The finest were the skikkja[[212]] and möttul, which were only worn by the high-born chiefs, being a characteristic of birth, just like the paludamentum or military cloak of the Romans, or the chlamys of the Greeks, which were of scarlet bordered with purple. The cloaks and mantles (möttul) were fastened round the neck or held up by bands or straps, which were so long that they could be put on the head.

The cloak seems to have been long enough for a sword to be carried under it without being seen.

“Then Thorólf put off his strap-mantle (seilamöttul), which was of scarlet, lined with grey fur. He laid it over Thorstein, but it did not reach lower down than his waist when he rose. He then took it off and told him to wear it himself, and give him another garment, though it might not be as fine. Thorólf then fetched a hairy cloak (lod-kápa), and told him to put it on. He threw it over him, and it was neither too long nor too short” (Svarfdæla Saga).

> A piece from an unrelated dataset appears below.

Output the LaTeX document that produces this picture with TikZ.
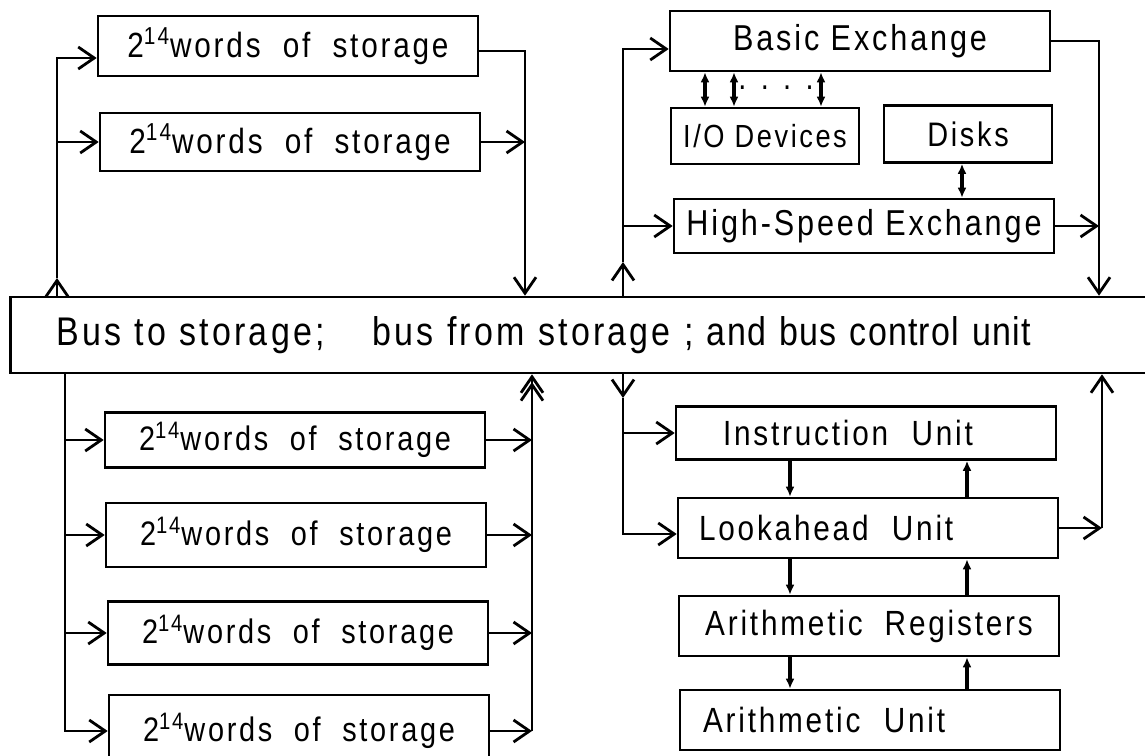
\documentclass[tikz,border=0pt]{standalone}
\usepackage{fontspec}
\setmainfont[FakeStretch=0.85, LetterSpace=8]{Liberation Sans}
\usetikzlibrary{arrows.meta}

\newcommand{\store}{2\textsuperscript{14}words \ of \ storage}
\newcommand{\lettering}[1]{\fontsize{#1}{#1}\selectfont}

\tikzset{
  unit/.style={draw, line width=1.3pt, minimum width=190pt, minimum height=30pt, inner sep=2pt,
    font=\lettering{17}},
  bigarrow/.style={-{Straight Barb[length=8pt,width=11pt]}},
  dblarrow/.style={-{Straight Barb[length=8pt,width=11pt,sep=-6pt]Straight Barb[length=8pt,width=11pt]}},
  small/.style={line width=1.8pt, -{Latex[length=5pt,width=4.5pt]}},
  smallboth/.style={line width=1.8pt, {Latex[length=5pt,width=4.5pt]}-{Latex[length=5pt,width=4.5pt]}}
}

\begin{document}
\begin{tikzpicture}[x=0.5pt, y=-0.5pt, line width=1.4pt]
\clip (0,0) rectangle (1145,755);

% storage above the bus
\node[unit, font=\lettering{17.5}] (s1) at (288,46) {\store};
\node[unit, minimum height=29pt, font=\lettering{17.5}] (s2) at (290,142) {\store};

% exchanges
\node[unit, font=\lettering{18}] (be) at (860,41) {Basic Exchange};
\node[unit, minimum width=94pt, minimum height=28pt, inner xsep=0pt, font=\lettering{16}] (io) at (765,136) {I/O Devices};
\node[unit, minimum width=84pt, minimum height=28.5pt] (dk) at (968,134) {Disks};
\node[unit, minimum height=27pt, inner xsep=0pt, font=\lettering{18}] (hs) at (864,226) {High-Speed Exchange};
\node[font=\lettering{17}] (dots) at (776,88) {. . . .};

% the bus
\node[draw, line width=1.3pt, anchor=west, minimum height=38pt, text width=560pt,
      inner xsep=23pt, align=left, font=\lettering{20}] (bus) at (9,335)
      {Bus to storage;\hspace{24pt}bus from storage {\addfontfeature{LetterSpace=3}; and bus control unit}};

% storage below the bus
\node[unit, minimum height=27.5pt] (b1) at (295,440) {\store};
\node[unit, minimum height=32pt] (b2) at (296,535) {\store};
\node[unit, minimum height=31.5pt] (b3) at (298,633) {\store};
\node[unit, minimum height=36pt] (b4) at (299,731) {\store};

% processing units
\node[unit, minimum height=26.5pt, text width=143pt, align=left, font=\lettering{17.5}] (iu) at (866,433) {Instruction \ Unit};
\node[unit, text width=169pt, align=left, font=\lettering{17.5}] (lu) at (868,528) {Lookahead \ Unit};
\node[unit, font=\lettering{17.5}] (ar) at (869,626) {Arithmetic \ Registers};
\node[unit, text width=167pt, align=left, font=\lettering{17.5}] (au) at (870,720) {Arithmetic \ Unit};

% line positions
\coordinate (tlx) at (57,278);
\coordinate (trx) at (525,51);
\coordinate (rlx) at (623,262);
\coordinate (rrx) at (1099,40);
\coordinate (blx) at (65,730);
\coordinate (brx) at (532,723);
\coordinate (rbl) at (623,398);
\coordinate (rbr) at (1102,532);

% top left
\draw[bigarrow] (bus.north -| tlx) -- (tlx);
\draw[bigarrow] (tlx) |- ([yshift=-6pt]s1.west);
\draw[bigarrow] (tlx |- s2.west) -- (s2.west);
\draw[bigarrow] ([yshift=-2.5pt]s1.east) -| (bus.north -| trx);
\draw[bigarrow] (s2.east) -- (s2.east -| trx);

% top right
\draw[bigarrow] (bus.north -| rlx) -- (rlx);
\draw[bigarrow] (rlx) |- ([yshift=-4pt]be.west);
\draw[bigarrow] (rlx |- hs.west) -- (hs.west);
\draw[bigarrow] (be.east) -| (bus.north -| rrx);
\draw[bigarrow] (hs.east) -- (hs.east -| rrx);
\foreach \x in {705,734,821}
  \draw[smallboth] (be.south -| \x,0) -- (io.north -| \x,0);
\draw[smallboth] (dk.south -| 962,0) -- (hs.north -| 962,0);

% bottom left
\draw[bigarrow] (bus.south -| blx) |- (b4.west);
\foreach \b in {b1,b2,b3} {
  \draw[bigarrow] (blx |- \b.west) -- (\b.west);
  \draw[bigarrow] (\b.east) -- (\b.east -| brx);
}
\draw[bigarrow] (b4.east) -- (b4.east -| brx);
\draw[dblarrow] (b4.east -| brx) -- (bus.south -| brx);

% bottom right
\draw[bigarrow] (bus.south -| rbl) -- (rbl);
\draw[bigarrow] (rbl) |- ([yshift=-3pt]lu.west);
\draw[bigarrow] (rbl |- iu.west) -- (iu.west);
\draw[bigarrow] (lu.east) -- (lu.east -| rbr);
\draw[bigarrow] (lu.east -| rbr) -- (bus.south -| rbr);
\foreach \u/\v in {iu/lu,lu/ar,ar/au} {
  \draw[small] (\u.south -| 790,0) -- (\v.north -| 790,0);
  \draw[small] (\v.north -| 967,0) -- (\u.south -| 967,0);
}
\end{tikzpicture}
\end{document}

“He (Sigurd) wore blue breeches, a shirt, and a mantle (möttul) with straps (tygil) for over-garment. He looked down and kept the mantle-straps in his hands, and by turns put them on and off his head. When they had passed the cape they had got merry and drunk, rowed hard and kept little guard. Sigurd rose and went to the gunwale, and his two guards did the same, and both took his mantle and held it up as was the custom to do with highborn men” (Magnus Blind, c. 16).

“Halldór had on a cloak on which were long brooches[[213]] as was then customary” (Laxdæla, ch. 75).[[214]]

The Slœdur was a trailing gown of costly stuff embroidered with gold and ornamented with bands.

In the time of Olaf Kyrri (the Quiet, 1066–93) the men’s gowns had trains, laced on the side, with sleeves 10 feet long, so tight that they had to be pulled on with a leather thong, and jerked up to the shoulder. These gowns were soon considered old-fashioned: it was also customary to wear gold rings round the legs.

“In the days of King Olaf Kyrri, drinking at the inns and parting-bouts began in the trading-towns, and the people became fond of show; they wore costly breeches laced tight to the leg, and some fastened gold rings round their legs; the men wore trailing gowns (drag-kyrtil), laced on the sides, with sleeves ten feet in length, and so narrow that they had to be put on with a running-string and laced tight up to the shoulder; the shoes were high, sewed with silk, and some of them ornamented with gold. There was much other display at this time” (Olaf Kyrri, c. 2).

This sort of sleeve belonged to the old-fashioned kind of clothing.

“He (Arinbjörn) gave Egil as Yule-gift a gown (slœdur) of silk, largely embroidered with gold, and set with gold-buttons all the way down the front; he had this made so as to fit Egil. Arinbjörn also gave him a new cut suit of clothes, of many-coloured English cloth” (Egil’s Saga, 70).